[BEGIN]

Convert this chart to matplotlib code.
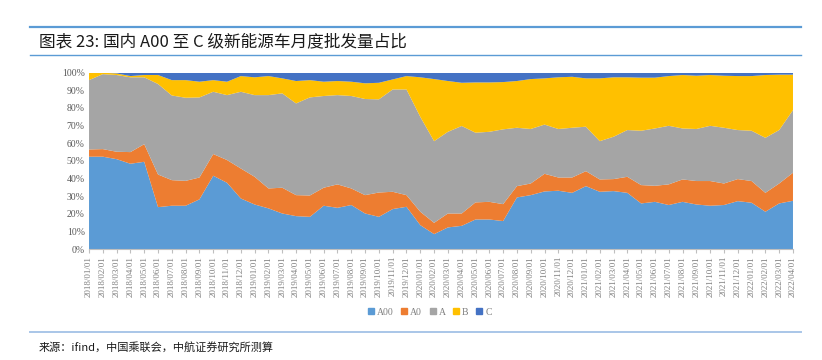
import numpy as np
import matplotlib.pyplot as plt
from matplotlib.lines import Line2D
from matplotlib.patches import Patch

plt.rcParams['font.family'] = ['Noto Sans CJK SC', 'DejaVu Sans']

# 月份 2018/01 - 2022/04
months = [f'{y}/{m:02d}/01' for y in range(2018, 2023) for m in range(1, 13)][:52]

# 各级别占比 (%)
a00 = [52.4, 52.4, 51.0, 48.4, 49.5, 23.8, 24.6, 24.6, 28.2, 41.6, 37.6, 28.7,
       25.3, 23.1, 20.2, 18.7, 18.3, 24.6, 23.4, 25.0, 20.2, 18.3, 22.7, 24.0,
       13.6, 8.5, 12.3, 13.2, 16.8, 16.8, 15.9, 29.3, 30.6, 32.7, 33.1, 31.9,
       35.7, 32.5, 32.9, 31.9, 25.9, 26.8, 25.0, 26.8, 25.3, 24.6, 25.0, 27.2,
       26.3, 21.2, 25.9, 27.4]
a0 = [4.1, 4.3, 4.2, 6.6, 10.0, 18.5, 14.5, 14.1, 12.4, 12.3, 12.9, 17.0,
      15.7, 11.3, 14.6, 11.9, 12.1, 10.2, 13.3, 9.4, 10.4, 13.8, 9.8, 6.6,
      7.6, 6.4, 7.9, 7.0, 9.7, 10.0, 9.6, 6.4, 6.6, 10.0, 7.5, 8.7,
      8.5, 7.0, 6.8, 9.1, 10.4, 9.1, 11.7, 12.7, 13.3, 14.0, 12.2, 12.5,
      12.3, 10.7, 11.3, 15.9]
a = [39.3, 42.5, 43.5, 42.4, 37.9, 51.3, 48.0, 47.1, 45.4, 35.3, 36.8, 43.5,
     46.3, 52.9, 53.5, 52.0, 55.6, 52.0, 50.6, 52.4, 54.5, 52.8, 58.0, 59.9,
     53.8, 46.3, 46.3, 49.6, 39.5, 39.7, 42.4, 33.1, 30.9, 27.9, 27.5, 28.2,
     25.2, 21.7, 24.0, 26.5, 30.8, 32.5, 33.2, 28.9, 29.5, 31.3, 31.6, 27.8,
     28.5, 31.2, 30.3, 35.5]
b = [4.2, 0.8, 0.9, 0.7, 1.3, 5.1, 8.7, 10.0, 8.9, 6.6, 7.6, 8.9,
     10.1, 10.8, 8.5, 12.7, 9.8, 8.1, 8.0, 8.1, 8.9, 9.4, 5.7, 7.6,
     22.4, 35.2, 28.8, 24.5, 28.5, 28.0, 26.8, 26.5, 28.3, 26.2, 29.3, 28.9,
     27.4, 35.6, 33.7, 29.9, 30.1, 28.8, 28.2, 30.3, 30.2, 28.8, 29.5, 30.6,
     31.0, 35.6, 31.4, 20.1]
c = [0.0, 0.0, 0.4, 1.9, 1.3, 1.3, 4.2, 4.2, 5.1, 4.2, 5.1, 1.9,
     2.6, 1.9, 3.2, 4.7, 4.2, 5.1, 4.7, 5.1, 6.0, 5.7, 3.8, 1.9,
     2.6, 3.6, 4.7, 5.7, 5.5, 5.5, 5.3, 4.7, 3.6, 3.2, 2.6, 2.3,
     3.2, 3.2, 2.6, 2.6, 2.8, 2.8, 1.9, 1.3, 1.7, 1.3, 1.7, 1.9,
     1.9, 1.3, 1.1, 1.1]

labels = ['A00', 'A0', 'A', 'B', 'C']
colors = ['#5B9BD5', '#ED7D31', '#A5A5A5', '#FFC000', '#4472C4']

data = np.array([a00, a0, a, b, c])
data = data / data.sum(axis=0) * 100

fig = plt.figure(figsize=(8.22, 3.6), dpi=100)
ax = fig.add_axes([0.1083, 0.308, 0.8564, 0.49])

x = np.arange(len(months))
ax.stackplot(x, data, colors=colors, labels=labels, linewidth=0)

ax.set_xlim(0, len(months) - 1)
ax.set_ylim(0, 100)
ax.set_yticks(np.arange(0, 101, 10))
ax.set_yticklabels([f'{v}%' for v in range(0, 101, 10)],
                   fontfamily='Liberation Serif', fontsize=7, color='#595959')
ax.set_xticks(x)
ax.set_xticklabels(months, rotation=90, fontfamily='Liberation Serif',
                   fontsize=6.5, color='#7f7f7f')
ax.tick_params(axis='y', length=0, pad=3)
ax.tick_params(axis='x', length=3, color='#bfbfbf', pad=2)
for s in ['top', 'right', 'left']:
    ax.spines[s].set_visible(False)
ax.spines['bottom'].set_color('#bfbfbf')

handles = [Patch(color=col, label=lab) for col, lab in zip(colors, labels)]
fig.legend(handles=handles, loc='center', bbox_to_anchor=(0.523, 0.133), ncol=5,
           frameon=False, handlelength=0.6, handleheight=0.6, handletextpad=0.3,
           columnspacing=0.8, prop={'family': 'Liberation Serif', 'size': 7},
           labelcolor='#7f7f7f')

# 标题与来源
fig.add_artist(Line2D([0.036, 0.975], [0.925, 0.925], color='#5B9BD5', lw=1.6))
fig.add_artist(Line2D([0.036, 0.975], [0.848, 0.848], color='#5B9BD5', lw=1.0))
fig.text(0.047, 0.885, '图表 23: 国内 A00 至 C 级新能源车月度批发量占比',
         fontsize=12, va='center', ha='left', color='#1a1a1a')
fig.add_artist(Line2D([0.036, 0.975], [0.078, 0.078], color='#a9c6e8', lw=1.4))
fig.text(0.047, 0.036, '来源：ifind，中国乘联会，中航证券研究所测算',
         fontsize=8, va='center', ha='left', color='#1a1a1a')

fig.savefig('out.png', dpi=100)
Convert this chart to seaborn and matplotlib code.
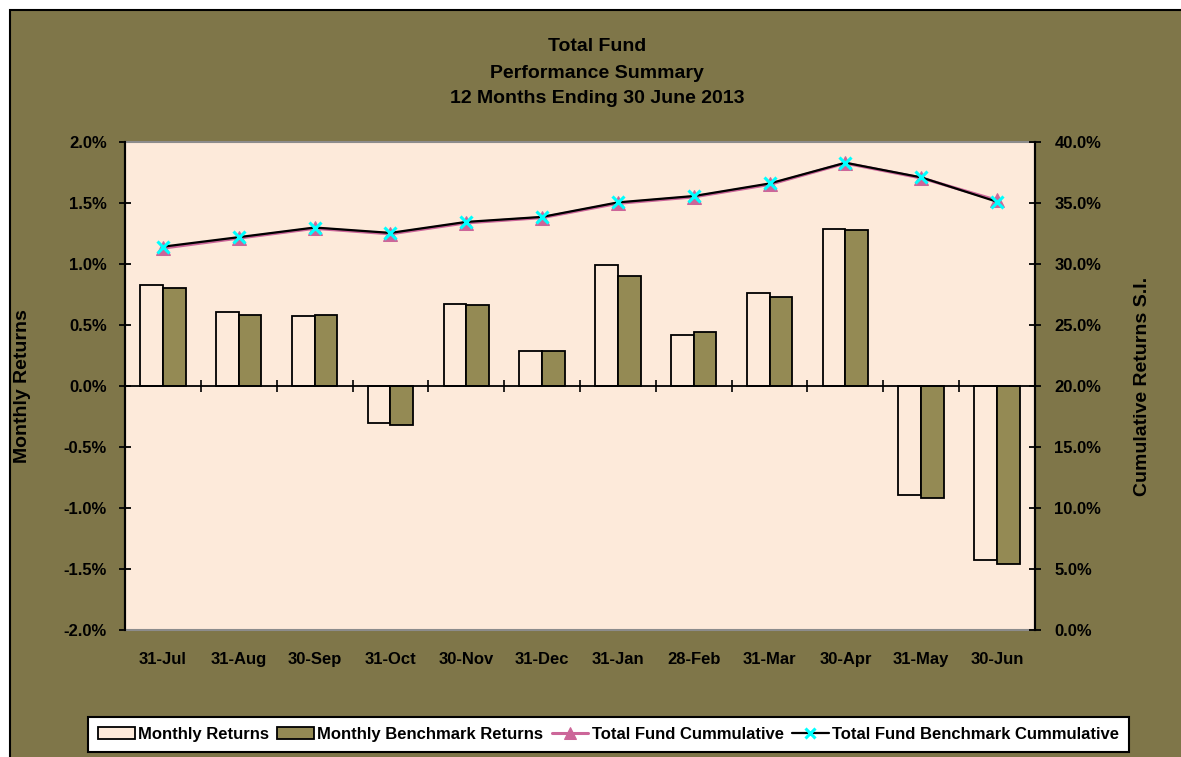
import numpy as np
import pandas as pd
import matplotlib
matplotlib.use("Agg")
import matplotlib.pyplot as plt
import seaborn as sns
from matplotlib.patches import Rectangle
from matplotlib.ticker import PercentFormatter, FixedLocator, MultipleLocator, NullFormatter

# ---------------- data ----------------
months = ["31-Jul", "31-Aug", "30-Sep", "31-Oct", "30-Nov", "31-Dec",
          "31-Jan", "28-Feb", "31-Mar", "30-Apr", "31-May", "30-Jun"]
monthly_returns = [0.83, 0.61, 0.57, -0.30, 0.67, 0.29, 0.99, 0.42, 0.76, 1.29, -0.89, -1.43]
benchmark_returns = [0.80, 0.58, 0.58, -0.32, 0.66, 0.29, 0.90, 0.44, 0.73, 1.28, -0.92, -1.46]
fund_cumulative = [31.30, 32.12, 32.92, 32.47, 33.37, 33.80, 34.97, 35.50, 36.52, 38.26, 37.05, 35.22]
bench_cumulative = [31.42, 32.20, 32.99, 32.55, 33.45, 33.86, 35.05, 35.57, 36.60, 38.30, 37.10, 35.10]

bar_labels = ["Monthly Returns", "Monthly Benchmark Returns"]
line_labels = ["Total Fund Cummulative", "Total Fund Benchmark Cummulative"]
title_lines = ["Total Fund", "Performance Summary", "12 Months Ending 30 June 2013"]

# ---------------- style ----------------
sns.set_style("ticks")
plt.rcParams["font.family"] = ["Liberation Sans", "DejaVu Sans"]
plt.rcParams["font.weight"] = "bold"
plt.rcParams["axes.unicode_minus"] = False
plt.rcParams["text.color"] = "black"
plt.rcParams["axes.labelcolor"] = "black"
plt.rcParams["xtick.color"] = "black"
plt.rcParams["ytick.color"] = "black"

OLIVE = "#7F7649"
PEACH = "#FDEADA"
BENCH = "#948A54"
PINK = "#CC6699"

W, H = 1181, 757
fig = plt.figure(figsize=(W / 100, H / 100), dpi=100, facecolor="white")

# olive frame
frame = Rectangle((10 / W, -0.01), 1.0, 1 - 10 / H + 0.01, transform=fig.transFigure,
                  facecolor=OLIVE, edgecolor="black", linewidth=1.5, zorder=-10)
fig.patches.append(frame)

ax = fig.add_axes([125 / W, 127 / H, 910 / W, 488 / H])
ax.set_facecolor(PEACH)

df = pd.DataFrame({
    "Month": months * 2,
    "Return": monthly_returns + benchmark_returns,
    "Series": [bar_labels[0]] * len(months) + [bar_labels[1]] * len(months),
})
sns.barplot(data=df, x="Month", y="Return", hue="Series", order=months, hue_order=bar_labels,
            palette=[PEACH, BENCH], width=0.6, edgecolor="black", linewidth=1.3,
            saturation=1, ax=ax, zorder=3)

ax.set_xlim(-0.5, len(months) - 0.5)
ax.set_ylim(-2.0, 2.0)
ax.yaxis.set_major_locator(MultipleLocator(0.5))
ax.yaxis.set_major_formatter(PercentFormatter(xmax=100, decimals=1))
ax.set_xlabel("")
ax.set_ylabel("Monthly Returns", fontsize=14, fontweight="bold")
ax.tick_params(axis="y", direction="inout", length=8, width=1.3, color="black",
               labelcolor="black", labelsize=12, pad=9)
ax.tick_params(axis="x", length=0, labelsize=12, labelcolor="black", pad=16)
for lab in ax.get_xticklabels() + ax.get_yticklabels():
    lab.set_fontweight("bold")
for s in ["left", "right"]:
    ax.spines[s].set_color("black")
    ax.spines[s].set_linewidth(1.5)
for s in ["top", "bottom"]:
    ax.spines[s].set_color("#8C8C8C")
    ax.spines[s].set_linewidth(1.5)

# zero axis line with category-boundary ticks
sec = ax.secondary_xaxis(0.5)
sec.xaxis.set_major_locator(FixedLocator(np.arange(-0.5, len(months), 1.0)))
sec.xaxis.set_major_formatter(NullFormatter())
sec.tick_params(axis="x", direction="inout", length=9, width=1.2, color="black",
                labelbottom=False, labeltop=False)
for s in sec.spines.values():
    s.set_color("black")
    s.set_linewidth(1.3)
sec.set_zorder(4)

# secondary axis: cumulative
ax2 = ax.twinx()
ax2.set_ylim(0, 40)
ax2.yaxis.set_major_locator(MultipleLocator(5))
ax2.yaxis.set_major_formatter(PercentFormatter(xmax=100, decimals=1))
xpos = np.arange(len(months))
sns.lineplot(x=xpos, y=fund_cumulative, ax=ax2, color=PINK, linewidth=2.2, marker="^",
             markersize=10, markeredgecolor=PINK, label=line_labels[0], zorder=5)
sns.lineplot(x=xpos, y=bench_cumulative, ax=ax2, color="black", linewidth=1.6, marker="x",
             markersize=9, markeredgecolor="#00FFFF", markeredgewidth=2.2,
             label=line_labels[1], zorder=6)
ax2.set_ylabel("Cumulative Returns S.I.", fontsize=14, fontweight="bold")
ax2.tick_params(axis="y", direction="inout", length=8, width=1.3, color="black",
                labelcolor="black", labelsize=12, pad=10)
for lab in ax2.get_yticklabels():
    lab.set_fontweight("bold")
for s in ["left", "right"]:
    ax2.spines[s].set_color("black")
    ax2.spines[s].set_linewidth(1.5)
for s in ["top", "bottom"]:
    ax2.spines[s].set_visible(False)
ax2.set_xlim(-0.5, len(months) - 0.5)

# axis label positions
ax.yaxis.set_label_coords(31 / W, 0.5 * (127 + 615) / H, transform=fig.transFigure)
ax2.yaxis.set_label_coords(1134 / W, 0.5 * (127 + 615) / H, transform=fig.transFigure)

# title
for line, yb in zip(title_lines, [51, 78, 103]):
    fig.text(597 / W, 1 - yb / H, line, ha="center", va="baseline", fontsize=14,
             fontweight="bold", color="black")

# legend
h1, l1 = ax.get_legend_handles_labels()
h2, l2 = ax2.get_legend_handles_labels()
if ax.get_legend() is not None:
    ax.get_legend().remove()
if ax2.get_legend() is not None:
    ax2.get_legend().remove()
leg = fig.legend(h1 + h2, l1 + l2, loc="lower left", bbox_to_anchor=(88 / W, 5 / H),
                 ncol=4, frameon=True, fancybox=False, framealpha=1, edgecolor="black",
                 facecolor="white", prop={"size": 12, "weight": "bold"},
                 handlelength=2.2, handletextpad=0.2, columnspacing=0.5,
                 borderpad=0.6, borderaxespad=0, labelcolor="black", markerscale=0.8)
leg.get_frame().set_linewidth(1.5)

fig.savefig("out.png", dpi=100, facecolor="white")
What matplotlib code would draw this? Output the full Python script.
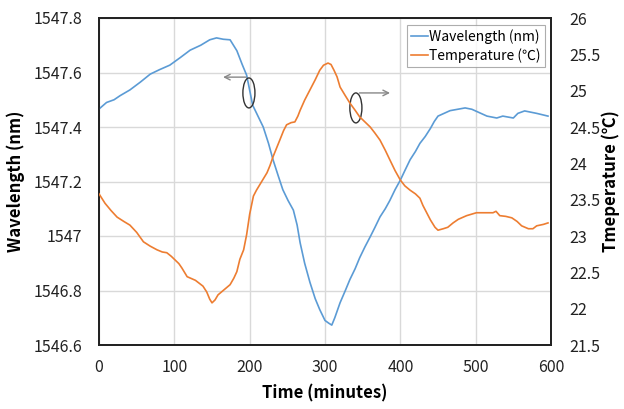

[END]

▶ [Instructions for the task]: Only the lines from the top of the data through the line with "1.9, 1.3, 1.1, 1.1]" should be quoted, exactly and with both ends kept; skip the pictures.

▶ [Full answer]:
Convert this chart to matplotlib code.
import numpy as np
import matplotlib.pyplot as plt
from matplotlib.lines import Line2D
from matplotlib.patches import Patch

plt.rcParams['font.family'] = ['Noto Sans CJK SC', 'DejaVu Sans']

# 月份 2018/01 - 2022/04
months = [f'{y}/{m:02d}/01' for y in range(2018, 2023) for m in range(1, 13)][:52]

# 各级别占比 (%)
a00 = [52.4, 52.4, 51.0, 48.4, 49.5, 23.8, 24.6, 24.6, 28.2, 41.6, 37.6, 28.7,
       25.3, 23.1, 20.2, 18.7, 18.3, 24.6, 23.4, 25.0, 20.2, 18.3, 22.7, 24.0,
       13.6, 8.5, 12.3, 13.2, 16.8, 16.8, 15.9, 29.3, 30.6, 32.7, 33.1, 31.9,
       35.7, 32.5, 32.9, 31.9, 25.9, 26.8, 25.0, 26.8, 25.3, 24.6, 25.0, 27.2,
       26.3, 21.2, 25.9, 27.4]
a0 = [4.1, 4.3, 4.2, 6.6, 10.0, 18.5, 14.5, 14.1, 12.4, 12.3, 12.9, 17.0,
      15.7, 11.3, 14.6, 11.9, 12.1, 10.2, 13.3, 9.4, 10.4, 13.8, 9.8, 6.6,
      7.6, 6.4, 7.9, 7.0, 9.7, 10.0, 9.6, 6.4, 6.6, 10.0, 7.5, 8.7,
      8.5, 7.0, 6.8, 9.1, 10.4, 9.1, 11.7, 12.7, 13.3, 14.0, 12.2, 12.5,
      12.3, 10.7, 11.3, 15.9]
a = [39.3, 42.5, 43.5, 42.4, 37.9, 51.3, 48.0, 47.1, 45.4, 35.3, 36.8, 43.5,
     46.3, 52.9, 53.5, 52.0, 55.6, 52.0, 50.6, 52.4, 54.5, 52.8, 58.0, 59.9,
     53.8, 46.3, 46.3, 49.6, 39.5, 39.7, 42.4, 33.1, 30.9, 27.9, 27.5, 28.2,
     25.2, 21.7, 24.0, 26.5, 30.8, 32.5, 33.2, 28.9, 29.5, 31.3, 31.6, 27.8,
     28.5, 31.2, 30.3, 35.5]
b = [4.2, 0.8, 0.9, 0.7, 1.3, 5.1, 8.7, 10.0, 8.9, 6.6, 7.6, 8.9,
     10.1, 10.8, 8.5, 12.7, 9.8, 8.1, 8.0, 8.1, 8.9, 9.4, 5.7, 7.6,
     22.4, 35.2, 28.8, 24.5, 28.5, 28.0, 26.8, 26.5, 28.3, 26.2, 29.3, 28.9,
     27.4, 35.6, 33.7, 29.9, 30.1, 28.8, 28.2, 30.3, 30.2, 28.8, 29.5, 30.6,
     31.0, 35.6, 31.4, 20.1]
c = [0.0, 0.0, 0.4, 1.9, 1.3, 1.3, 4.2, 4.2, 5.1, 4.2, 5.1, 1.9,
     2.6, 1.9, 3.2, 4.7, 4.2, 5.1, 4.7, 5.1, 6.0, 5.7, 3.8, 1.9,
     2.6, 3.6, 4.7, 5.7, 5.5, 5.5, 5.3, 4.7, 3.6, 3.2, 2.6, 2.3,
     3.2, 3.2, 2.6, 2.6, 2.8, 2.8, 1.9, 1.3, 1.7, 1.3, 1.7, 1.9,
     1.9, 1.3, 1.1, 1.1]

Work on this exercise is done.